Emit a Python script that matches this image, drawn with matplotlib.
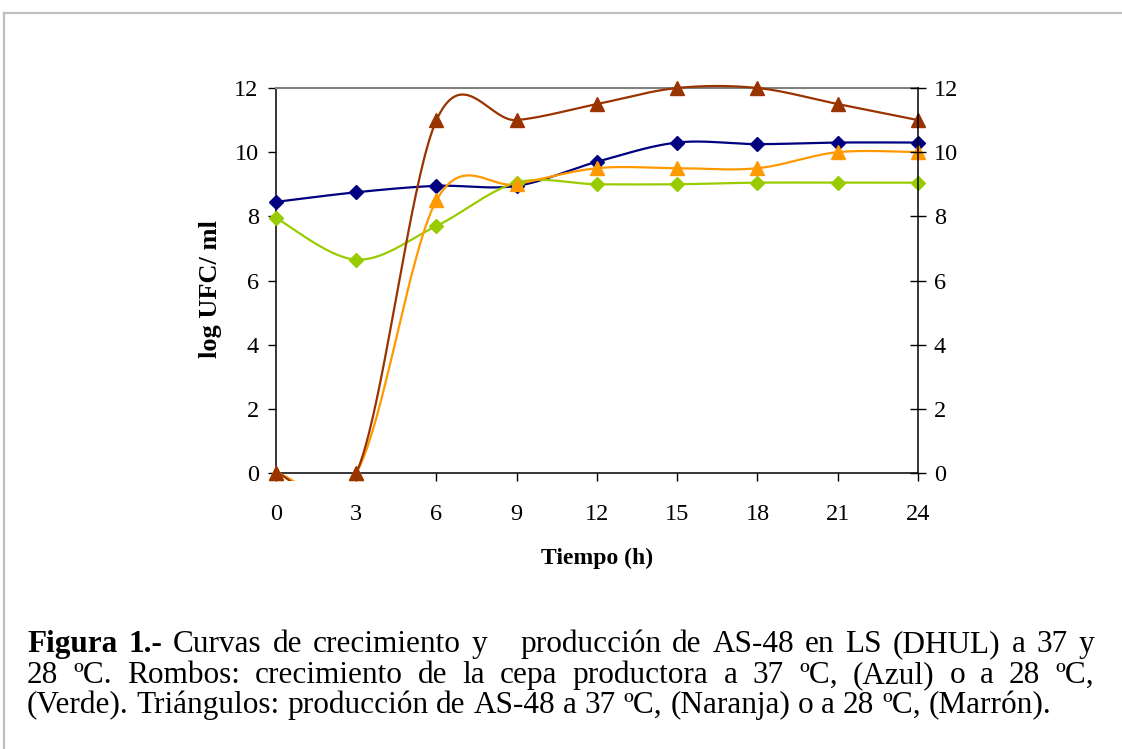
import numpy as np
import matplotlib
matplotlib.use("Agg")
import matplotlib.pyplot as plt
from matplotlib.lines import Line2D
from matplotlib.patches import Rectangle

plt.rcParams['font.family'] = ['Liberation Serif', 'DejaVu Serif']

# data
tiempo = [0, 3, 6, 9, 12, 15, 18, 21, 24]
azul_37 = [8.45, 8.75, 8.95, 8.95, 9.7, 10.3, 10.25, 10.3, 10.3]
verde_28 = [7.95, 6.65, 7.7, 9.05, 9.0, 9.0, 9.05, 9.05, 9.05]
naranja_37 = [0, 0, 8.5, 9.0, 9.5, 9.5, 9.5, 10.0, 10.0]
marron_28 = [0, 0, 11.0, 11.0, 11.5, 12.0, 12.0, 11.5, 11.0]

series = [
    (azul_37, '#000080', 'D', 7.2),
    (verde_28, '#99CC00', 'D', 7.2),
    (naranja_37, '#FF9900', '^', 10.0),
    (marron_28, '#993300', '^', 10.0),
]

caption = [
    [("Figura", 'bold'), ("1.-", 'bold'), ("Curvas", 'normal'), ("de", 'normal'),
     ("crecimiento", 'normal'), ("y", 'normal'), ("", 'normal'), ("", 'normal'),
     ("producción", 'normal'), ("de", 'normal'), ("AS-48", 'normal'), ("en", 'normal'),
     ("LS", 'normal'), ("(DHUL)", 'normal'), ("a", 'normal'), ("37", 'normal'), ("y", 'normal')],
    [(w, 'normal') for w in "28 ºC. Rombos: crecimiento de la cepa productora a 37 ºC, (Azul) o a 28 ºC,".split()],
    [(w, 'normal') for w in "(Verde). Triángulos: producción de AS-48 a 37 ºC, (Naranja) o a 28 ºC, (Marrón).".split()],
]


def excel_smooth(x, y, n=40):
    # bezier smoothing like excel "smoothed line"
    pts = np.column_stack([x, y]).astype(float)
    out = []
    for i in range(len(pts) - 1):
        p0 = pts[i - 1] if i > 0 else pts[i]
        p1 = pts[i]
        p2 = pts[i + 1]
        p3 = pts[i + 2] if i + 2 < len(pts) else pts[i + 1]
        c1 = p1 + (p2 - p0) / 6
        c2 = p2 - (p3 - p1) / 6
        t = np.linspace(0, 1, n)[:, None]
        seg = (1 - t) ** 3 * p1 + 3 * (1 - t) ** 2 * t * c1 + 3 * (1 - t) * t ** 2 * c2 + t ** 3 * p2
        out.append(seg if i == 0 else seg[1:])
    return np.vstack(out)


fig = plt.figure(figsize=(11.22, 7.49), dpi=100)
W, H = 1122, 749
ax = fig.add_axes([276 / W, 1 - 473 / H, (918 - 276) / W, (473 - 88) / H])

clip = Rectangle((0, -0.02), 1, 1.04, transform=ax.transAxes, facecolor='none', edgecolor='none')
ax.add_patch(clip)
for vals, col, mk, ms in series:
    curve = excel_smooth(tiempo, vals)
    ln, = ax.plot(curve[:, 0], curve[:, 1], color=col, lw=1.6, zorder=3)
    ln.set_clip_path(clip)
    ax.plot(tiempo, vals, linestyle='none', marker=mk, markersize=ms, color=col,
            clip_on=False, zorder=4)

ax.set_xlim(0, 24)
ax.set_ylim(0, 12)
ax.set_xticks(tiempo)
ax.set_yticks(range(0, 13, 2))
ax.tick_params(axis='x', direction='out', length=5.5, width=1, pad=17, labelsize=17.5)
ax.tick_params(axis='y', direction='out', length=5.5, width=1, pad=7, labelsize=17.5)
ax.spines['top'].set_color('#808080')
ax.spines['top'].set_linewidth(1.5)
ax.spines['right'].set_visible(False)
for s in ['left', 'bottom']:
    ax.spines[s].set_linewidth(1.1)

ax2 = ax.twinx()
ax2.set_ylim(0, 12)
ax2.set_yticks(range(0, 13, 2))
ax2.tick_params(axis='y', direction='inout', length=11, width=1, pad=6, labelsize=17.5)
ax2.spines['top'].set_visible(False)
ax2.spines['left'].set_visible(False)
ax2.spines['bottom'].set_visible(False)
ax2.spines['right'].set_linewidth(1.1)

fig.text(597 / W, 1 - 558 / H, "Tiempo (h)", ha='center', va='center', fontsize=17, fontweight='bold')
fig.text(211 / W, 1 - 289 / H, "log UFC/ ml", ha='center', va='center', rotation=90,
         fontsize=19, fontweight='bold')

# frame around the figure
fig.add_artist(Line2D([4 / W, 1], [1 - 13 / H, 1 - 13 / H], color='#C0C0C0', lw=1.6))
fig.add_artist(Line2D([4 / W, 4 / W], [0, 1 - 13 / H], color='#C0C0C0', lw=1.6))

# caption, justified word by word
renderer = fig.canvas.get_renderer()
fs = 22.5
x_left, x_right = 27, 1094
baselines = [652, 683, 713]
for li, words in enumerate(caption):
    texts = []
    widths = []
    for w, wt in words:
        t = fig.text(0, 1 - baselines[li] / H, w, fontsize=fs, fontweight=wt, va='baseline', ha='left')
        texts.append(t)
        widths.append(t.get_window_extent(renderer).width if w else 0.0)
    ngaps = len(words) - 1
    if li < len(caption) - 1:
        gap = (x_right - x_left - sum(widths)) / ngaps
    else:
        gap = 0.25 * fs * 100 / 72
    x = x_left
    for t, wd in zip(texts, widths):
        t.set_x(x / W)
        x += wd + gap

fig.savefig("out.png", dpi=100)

┄┄┄┄┄┄┄┄┄┄┄┄┄┄┄┄┄┄┄┄

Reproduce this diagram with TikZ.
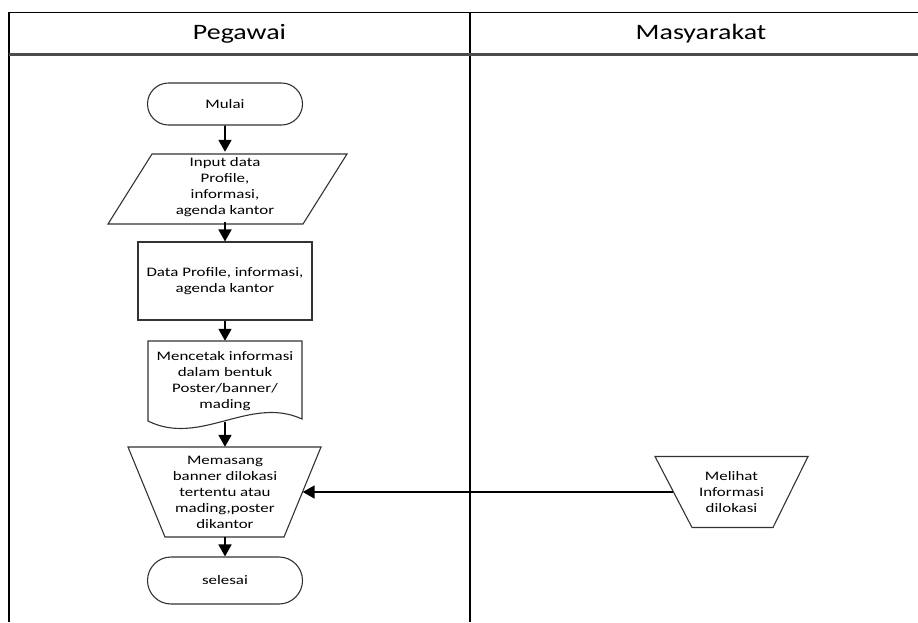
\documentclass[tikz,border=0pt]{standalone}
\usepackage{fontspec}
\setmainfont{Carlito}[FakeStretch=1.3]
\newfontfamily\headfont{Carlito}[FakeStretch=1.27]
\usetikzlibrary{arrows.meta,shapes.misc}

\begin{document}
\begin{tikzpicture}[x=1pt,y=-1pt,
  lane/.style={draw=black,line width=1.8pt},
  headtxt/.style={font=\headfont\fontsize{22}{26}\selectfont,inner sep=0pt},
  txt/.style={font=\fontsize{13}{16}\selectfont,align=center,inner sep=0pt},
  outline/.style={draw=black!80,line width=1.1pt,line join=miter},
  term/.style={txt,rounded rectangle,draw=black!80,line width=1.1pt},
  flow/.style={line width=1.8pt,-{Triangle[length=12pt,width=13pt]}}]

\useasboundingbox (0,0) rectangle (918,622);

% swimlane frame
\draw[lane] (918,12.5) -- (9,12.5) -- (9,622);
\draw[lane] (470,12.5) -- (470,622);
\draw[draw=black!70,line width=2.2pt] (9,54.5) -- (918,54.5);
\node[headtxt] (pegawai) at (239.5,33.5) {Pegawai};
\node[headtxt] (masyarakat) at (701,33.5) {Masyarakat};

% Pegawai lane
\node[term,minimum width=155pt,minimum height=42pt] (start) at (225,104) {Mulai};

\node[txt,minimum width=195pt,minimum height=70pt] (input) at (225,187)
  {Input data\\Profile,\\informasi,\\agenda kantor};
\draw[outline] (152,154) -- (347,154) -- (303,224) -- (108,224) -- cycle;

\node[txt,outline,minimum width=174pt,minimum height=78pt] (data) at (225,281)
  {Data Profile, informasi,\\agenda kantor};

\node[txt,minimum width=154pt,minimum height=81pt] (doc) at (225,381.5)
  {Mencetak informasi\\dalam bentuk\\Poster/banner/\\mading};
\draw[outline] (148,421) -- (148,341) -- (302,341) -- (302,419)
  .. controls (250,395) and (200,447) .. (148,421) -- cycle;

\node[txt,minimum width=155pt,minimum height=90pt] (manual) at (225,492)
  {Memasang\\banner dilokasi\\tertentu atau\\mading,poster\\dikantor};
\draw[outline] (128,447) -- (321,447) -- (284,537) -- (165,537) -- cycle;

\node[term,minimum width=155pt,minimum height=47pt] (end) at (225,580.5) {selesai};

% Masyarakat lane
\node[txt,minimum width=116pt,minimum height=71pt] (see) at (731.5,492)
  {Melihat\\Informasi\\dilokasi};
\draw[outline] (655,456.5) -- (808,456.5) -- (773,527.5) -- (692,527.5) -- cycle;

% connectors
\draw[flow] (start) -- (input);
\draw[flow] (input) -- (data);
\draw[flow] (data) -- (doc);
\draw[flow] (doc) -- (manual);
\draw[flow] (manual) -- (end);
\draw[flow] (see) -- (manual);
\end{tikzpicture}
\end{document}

┄┄┄┄┄┄┄┄┄┄┄┄┄┄┄┄┄┄┄┄

## WHAT THE TASK REQUIRES
Count how many lines above carry the word "with". Only the number is required.

## CORRECT OUTPUT
2